Solo Oil always has promise but private investors are now tired of waiting. The 1 for 20 consolidation took place this week and didn’t do too much damage. They are still being sold and I suspect it is mainly institutional investors that are dumping them. If there is some major good news, I doubt it will have the same impact as the news of NT3 which tripled the share price. News from the Horse Hill development could send the price up again next month and Tanzania holds the potential for a jackpot. The most encouraging indication at the moment is the rising oil price which is now above the magic $50 a barrel. That could mean the difference between pumping oil at a profit and pumping oil at a loss for Solo’s partners in the future.
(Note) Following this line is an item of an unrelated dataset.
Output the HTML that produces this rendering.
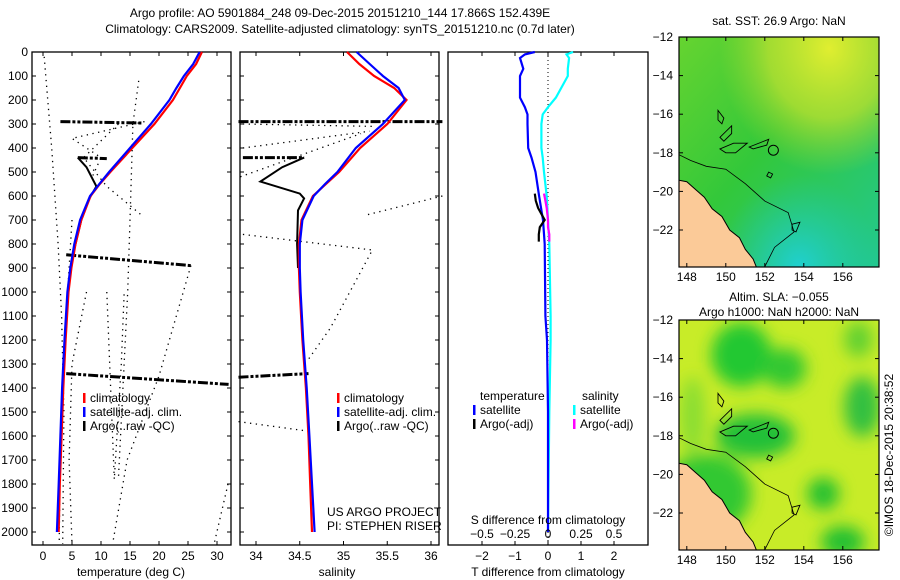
<!DOCTYPE html>
<html><head><meta charset="utf-8">
<style>
html,body{margin:0;padding:0;background:#fff;}
svg{display:block;font-family:"Liberation Sans",sans-serif;}
text{font-size:12px;fill:#000;}
</style></head>
<body>
<svg id="fig" width="900" height="580" viewBox="0 0 900 580" xmlns="http://www.w3.org/2000/svg">
<defs>
 <linearGradient id="sstg" x1="0" y1="0" x2="1" y2="1">
  <stop offset="0" stop-color="#66d430"/>
  <stop offset="0.45" stop-color="#33c83a"/>
  <stop offset="1" stop-color="#22c890"/>
 </linearGradient>
 <radialGradient id="sstYellow" cx="0.75" cy="0.05" r="0.55">
  <stop offset="0" stop-color="#e0ee30" stop-opacity="1"/>
  <stop offset="0.55" stop-color="#b8e030" stop-opacity="0.8"/>
  <stop offset="1" stop-color="#9ad830" stop-opacity="0"/>
 </radialGradient>
 <radialGradient id="sstTeal" cx="0.6" cy="1" r="0.4">
  <stop offset="0" stop-color="#20d0d0" stop-opacity="1"/>
  <stop offset="1" stop-color="#20c8b0" stop-opacity="0"/>
 </radialGradient>
 <filter id="blur"><feGaussianBlur stdDeviation="8"/></filter>
 <clipPath id="clip1"><rect x="679" y="37" width="200" height="230"/></clipPath>
 <clipPath id="clip2"><rect x="679" y="320" width="200" height="230"/></clipPath>
</defs>
<g id="root"></g>
</svg>
<script>
// ---------- data ----------
const depths = [0,50,100,150,200,300,400,500,550,600,700,800,900,1000,1200,1400,1600,1800,2000];
const tempClim = [27.4,26.4,24.8,23.6,22.4,19.2,15.4,11.6,9.8,8.2,6.6,5.6,4.9,4.4,3.9,3.5,3.2,2.9,2.7];
const tempSat  = [27.0,25.9,24.3,23.0,21.8,18.6,15.0,11.4,9.7,8.1,6.4,5.4,4.7,4.2,3.7,3.3,3.0,2.7,2.4];
const salClim  = [35.04,35.18,35.35,35.58,35.72,35.50,35.19,34.95,34.80,34.65,34.52,34.49,34.49,34.50,34.53,34.57,34.60,34.62,34.64];
const salSat   = [35.15,35.30,35.45,35.63,35.70,35.45,35.14,34.93,34.79,34.66,34.53,34.50,34.50,34.51,34.54,34.58,34.61,34.64,34.67];
const diffDepths = [0,10,25,70,100,190,230,260,300,400,440,500,600,700,800,1100,1200,1500,2000];
const tDiffSat = [-0.4,-0.7,-0.85,-0.75,-0.85,-0.85,-0.7,-0.62,-0.62,-0.6,-0.5,-0.38,-0.27,-0.15,-0.1,-0.08,-0.03,0,0];
const sDiffSat = [0.19,0.14,0.16,0.15,0.15,0.06,0,-0.04,-0.05,-0.05,-0.04,-0.03,-0.01,0,0.01,0.02,0.02,0.01,0];
const argoDiffDepths = [590,620,650,700,730,760,790];
const tDiffArgo = [-0.4,-0.37,-0.3,-0.1,-0.25,-0.28,-0.28];
const sDiffArgo = [-0.03,-0.02,-0.01,0,0,0.01,0.01];
// Argo raw (-QC) traces: [value, depth]
const tArgoDash = [
 [[3,290],[17,296]], [[6,440],[11,444]], [[4,845],[25.5,890]], [[4,1340],[32,1385]]
];
const tArgoSolid = [[6,440],[7.5,480],[9.2,560],[8,610],[6.6,700],[5.6,800],[5,860]];
const tArgoDots = [
 [[0.2,20],[1.5,400],[2.6,800],[3.2,1100],[3.6,1500],[3.4,2050]],
 [[16.5,120],[15.5,300],[15,700],[14.6,1000],[13,1780]],
 [[17.5,290],[5,360],[10,440],[8.5,520]],
 [[13,300],[7,440],[11,560],[15,640],[17,680]],
 [[25.5,890],[20,1350],[14.5,1700],[12,2050]],
 [[11,1000],[12.3,1780],[13.5,1300],[14,1000]],
 [[7.5,1000],[5,1300],[4.5,1700],[5,2050]],
 [[5,700],[4,1100],[3,1600],[2.8,2050]],
 [[31.9,1800],[29.5,2050]]
];
const sArgoDash = [
 [[33.8,290],[36.13,290]], [[33.85,440],[34.55,440]], [[33.8,1355],[34.6,1340]]
];
const sArgoSolid = [[34.55,440],[34.3,480],[34.05,540],[34.5,590],[34.55,610],[34.48,660],[34.47,800],[34.48,900]];
const sArgoDots = [
 [[33.85,300],[35.35,310]], [[33.85,400],[35.3,330]], [[33.82,520],[35.2,340]],
 [[33.85,760],[35.33,825],[34.85,1150],[34.6,1280]],
 [[36.13,600],[35.25,680]], [[33.8,1540],[34.6,1580]]
];
const depthTicks = [0,100,200,300,400,500,600,700,800,900,1000,1100,1200,1300,1400,1500,1600,1700,1800,1900,2000];
const tempTicks = [0,5,10,15,20,25,30];
const salTicks = [34,34.5,35,35.5,36];
const tDiffTicks = [-2,-1,0,1,2];
const sDiffTicks = [-0.5,-0.25,0,0.25,0.5];
const latTicks = [-12,-14,-16,-18,-20,-22];
const lonTicks = [148,150,152,154,156];
const coastLand = [[147.5,-19.4],[148,-19.5],[148.5,-19.95],[148.9,-20.3],[149.3,-20.9],[149.8,-21.3],[150.2,-22],[150.7,-22.4],[151,-23],[151.4,-23.5],[151.6,-24],[147.5,-24]];
const shelfLine = [[147.6,-18.1],[148.2,-18.4],[149,-18.7],[150,-18.85],[151,-19.6],[152,-20.5],[153.2,-21.1],[153.5,-22.1],[152.5,-22.9],[152.0,-23.9]];
const reefs = [
 [[149.6,-15.8],[149.9,-16.2],[149.8,-16.5],[149.6,-16.3]],
 [[149.7,-17.2],[150.3,-16.6],[150.3,-17.0],[149.9,-17.4]],
 [[149.7,-17.8],[150.4,-17.5],[151.1,-17.5],[150.5,-18.0],[150.0,-18.0]],
 [[151.2,-17.7],[152.2,-17.3],[152.1,-17.6],[151.4,-17.8]],
 [[152.2,-19.0],[152.4,-19.1],[152.3,-19.3],[152.1,-19.2]],
 [[153.4,-21.7],[153.8,-21.6],[153.6,-22.1],[153.4,-22.0]]
];

// ---------- helpers ----------
const NS="http://www.w3.org/2000/svg";
const root=document.getElementById('root');
function mk(tag,attrs,parent){const e=document.createElementNS(NS,tag);for(const k in attrs)e.setAttribute(k,attrs[k]);(parent||root).appendChild(e);return e;}
function txt(x,y,s,anchor,parent){const t=mk('text',{x:x,y:y,'text-anchor':anchor||'start'},parent);t.textContent=s;return t;}
const yD=d=>52+d*0.24;
const xT=t=>43+t*5.8;
const xS=s=>256+(s-34)*87.5;
const xTD=v=>548+v*33;
const xSD=v=>548+v*132;
function poly(pts,fx,stroke,w,dash,name,parent){
 const p=mk('polyline',{points:pts.map(q=>fx(q[0]).toFixed(1)+','+yD(q[1]).toFixed(1)).join(' '),fill:'none',stroke:stroke,'stroke-width':w},parent);
 if(dash)p.setAttribute('stroke-dasharray',dash);
 
 
 return p;
}
function series(vals,dep,fx,color,name,parent){return poly(vals.map((v,i)=>[v,dep[i]]),fx,color,2.2,null,name,parent);}

// ---------- titles ----------
const tl=txt(340,17,'Argo profile: AO 5901884_248 09-Dec-2015 20151210_144 17.866S 152.439E','middle');

const t2=txt(340,33,'Climatology: CARS2009. Satellite-adjusted climatology: synTS_20151210.nc (0.7d later)','middle');


// ---------- panels ----------
function panel(x0,name){
 const g=mk('g',{});
 
 
 mk('rect',{x:x0,y:52,width:199,height:493,fill:'none',stroke:'#000','stroke-width':1.3},g);
 depthTicks.forEach(d=>{mk('line',{x1:x0,x2:x0+4,y1:yD(d),y2:yD(d),stroke:'#000'},g);mk('line',{x1:x0+199,x2:x0+195,y1:yD(d),y2:yD(d),stroke:'#000'},g);});
 return g;
}
const p1=panel(32,'temperature-panel');
const p2=panel(240,'salinity-panel');
const p3=mk('g',{});


mk('rect',{x:448,y:52,width:200,height:493,fill:'none',stroke:'#000','stroke-width':1.3},p3);

// depth labels
const yax=mk('g',{});


depthTicks.forEach(d=>txt(28,yD(d)+4,String(d),'end',yax));

// temperature x axis
const xt=mk('g',{});


tempTicks.forEach(t=>{txt(xT(t),560,String(t),'middle',xt);mk('line',{x1:xT(t),x2:xT(t),y1:545,y2:541,stroke:'#000'},xt);mk('line',{x1:xT(t),x2:xT(t),y1:52,y2:56,stroke:'#000'},xt);});
txt(131,576,'temperature (deg C)','middle',xt);
const xs=mk('g',{});


salTicks.forEach(s=>{txt(xS(s),560,String(s),'middle',xs);mk('line',{x1:xS(s),x2:xS(s),y1:545,y2:541,stroke:'#000'},xs);mk('line',{x1:xS(s),x2:xS(s),y1:52,y2:56,stroke:'#000'},xs);});
txt(337,576,'salinity','middle',xs);
const xd=mk('g',{});


tDiffTicks.forEach(v=>{txt(xTD(v),560,String(v).replace('-','\u2212'),'middle',xd);mk('line',{x1:xTD(v),x2:xTD(v),y1:545,y2:541,stroke:'#000'},xd);mk('line',{x1:xTD(v),x2:xTD(v),y1:52,y2:56,stroke:'#000'},xd);});
txt(548,576,'T difference from climatology','middle',xd);
const sd=mk('g',{});


sDiffTicks.forEach(v=>txt(xSD(v),538,String(v).replace('-','\u2212'),'middle',sd));
txt(548,524,'S difference from climatology','middle',sd);

// temperature panel lines
tArgoDots.forEach((l,i)=>poly(l,xT,'#000',1.3,'1.3 4.5','temp-argo-dotted-'+i,p1));
tArgoDash.forEach((l,i)=>poly(l,xT,'#000',3,'10 2 3 2 3 2','temp-argo-dashdot-'+i,p1));
poly(tArgoSolid,xT,'#000',2,null,'temp-argo-solid',p1);
series(tempClim,depths,xT,'#ff0000','temp-climatology-line',p1);
series(tempSat,depths,xT,'#0000ff','temp-satellite-line',p1);
// salinity panel
sArgoDots.forEach((l,i)=>poly(l,xS,'#000',1.3,'1.3 4.5','sal-argo-dotted-'+i,p2));
sArgoDash.forEach((l,i)=>poly(l,xS,'#000',3,'10 2 3 2 3 2','sal-argo-dashdot-'+i,p2));
poly(sArgoSolid,xS,'#000',2,null,'sal-argo-solid',p2);
series(salClim,depths,xS,'#ff0000','sal-climatology-line',p2);
series(salSat,depths,xS,'#0000ff','sal-satellite-line',p2);
// diff panel
mk('line',{x1:548,x2:548,y1:52,y2:545,stroke:'#000','stroke-dasharray':'1 3'},p3);
series(sDiffSat,diffDepths,xSD,'#00ffff','s-diff-satellite-line',p3);
series(tDiffSat,diffDepths,xTD,'#0000ff','t-diff-satellite-line',p3);
series(tDiffArgo,argoDiffDepths,xTD,'#000000','t-diff-argo-line',p3);
series(sDiffArgo,argoDiffDepths,xSD,'#ff00ff','s-diff-argo-line',p3);

// legends
function legend(x,y,items,name,parent){
 const g=mk('g',{},parent);
 
 
 items.forEach((it,i)=>{mk('rect',{x:x,y:y+i*14-9,width:2.5,height:10,fill:it[1]},g);txt(x+7,y+i*14,it[0],'start',g);});
}
legend(83,402,[['climatology','#ff0000'],['satellite-adj. clim.','#0000ff'],['Argo(..raw -QC)','#000']],'temp-legend',p1);
legend(337,402,[['climatology','#ff0000'],['satellite-adj. clim.','#0000ff'],['Argo(..raw -QC)','#000']],'sal-legend',p2);
txt(480,400,'temperature','start',p3);
txt(582,400,'salinity','start',p3);
legend(473,414,[['satellite','#0000ff'],['Argo(-adj)','#000']],'t-diff-legend',p3);
legend(573,414,[['satellite','#00ffff'],['Argo(-adj)','#ff00ff']],'s-diff-legend',p3);
txt(327,516,'US ARGO PROJECT','start',p2);
txt(327,530,'PI: STEPHEN RISER','start',p2);

// ---------- maps ----------
function mx(lon){return 679+(lon-147.6)*19.5;}
function map(y0,name,clipId,isSla){
 const g=mk('g',{});
 
 
 const my=lat=>y0+(-12-lat)*19.3;
 const c=mk('g',{'clip-path':'url(#'+clipId+')'},g);
 if(!isSla){
  mk('rect',{x:679,y:y0,width:200,height:230,fill:'url(#sstg)'},c);
  mk('rect',{x:679,y:y0,width:200,height:230,fill:'url(#sstYellow)'},c);
  mk('rect',{x:679,y:y0,width:200,height:230,fill:'url(#sstTeal)'},c);
 } else {
  mk('rect',{x:679,y:y0,width:200,height:230,fill:'#c8ec28'},c);
  const bl=mk('g',{filter:'url(#blur)'},c);
  [[150.8,-13.8,30,32,'#20c830'],[153,-14.5,22,20,'#30c830'],[151.5,-18,40,22,'#20c038'],[149,-21,45,40,'#30c830'],[157,-16.5,18,30,'#30c040'],[155,-21,16,16,'#20c030'],[156,-23.5,22,16,'#20c030'],[148.3,-17,12,40,'#88dd30'],[156.8,-13,14,18,'#60d030']].forEach(b=>mk('ellipse',{cx:mx(b[0]),cy:my(b[1]),rx:b[2],ry:b[3],fill:b[4]},bl));
 }
 mk('polygon',{points:coastLand.map(p=>mx(p[0])+','+my(p[1])).join(' '),fill:'#fbca98',stroke:'#000','stroke-width':1},c);
 mk('polyline',{points:shelfLine.map(p=>mx(p[0])+','+my(p[1])).join(' '),fill:'none',stroke:'#000','stroke-width':0.8},c);
 reefs.forEach(r=>mk('polygon',{points:r.map(p=>mx(p[0])+','+my(p[1])).join(' '),fill:'none',stroke:'#000','stroke-width':0.9},c));
 mk('circle',{cx:mx(152.439),cy:my(-17.866),r:5,fill:'none',stroke:'#000'},c);
 mk('rect',{x:679,y:y0,width:200,height:230,fill:'none',stroke:'#000','stroke-width':1.2},g);
 latTicks.forEach(l=>{txt(673,my(l)+4,String(l).replace('-','\u2212'),'end',g);mk('line',{x1:679,x2:683,y1:my(l),y2:my(l),stroke:'#000'},g);mk('line',{x1:879,x2:875,y1:my(l),y2:my(l),stroke:'#000'},g);});
 lonTicks.forEach(l=>{txt(mx(l),y0+244,String(l),'middle',g);mk('line',{x1:mx(l),x2:mx(l),y1:y0,y2:y0+4,stroke:'#000'},g);mk('line',{x1:mx(l),x2:mx(l),y1:y0+230,y2:y0+226,stroke:'#000'},g);});
 return g;
}
const m1=map(37,'sst-map','clip1',false);
txt(779,25,'sat. SST: 26.9 Argo: NaN','middle',m1);
const m2=map(320,'sla-map','clip2',true);
txt(779,301,'Altim. SLA: \u22120.055','middle',m2);
txt(779,316,'Argo h1000: NaN h2000: NaN','middle',m2);
const stamp=txt(0,0,'\u00A9IMOS 18-Dec-2015 20:38:52','middle');
stamp.setAttribute('transform','translate(893,455) rotate(-90)');


</script>
</body></html>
If oil goes to $60 a barrel it will benefit all the smaller oil companies.

Dopamine treats

While I’m still on the subject of dopamine zapping our reward centres I can’t ignore the effect of food. The success of many well-known brands has relied on the added taste that sugar and salt give to our food. While these additions are considered unhealthy and are being replaced in drinks like Coca Cola. The sweet drinks and foods are still popular. Premier Foods still has a long way to go to become the successful company it used to be but new products like Sweet Treats means it’s getting there. I have stuck with them through thick and thin, mostly thin! I do have high hopes they will come good eventually. I have seen their shares as low as 4p and as high as 185 since I got on board and I’ve even been through a PFD rights issue. I should have sold at 185 but there is still time for them to make a comeback. I hope they will soon realise that in the 21st century Mr Kipling’s exceedingly good cakes need to be exceedingly gluten-free for people like me!

That all for this week. If you’re investing then remember to diversify and don’t panic when the economy goes through a bad patch because that is when you can pick up the bargains. If possible diversify into property and gold as well as the stock market.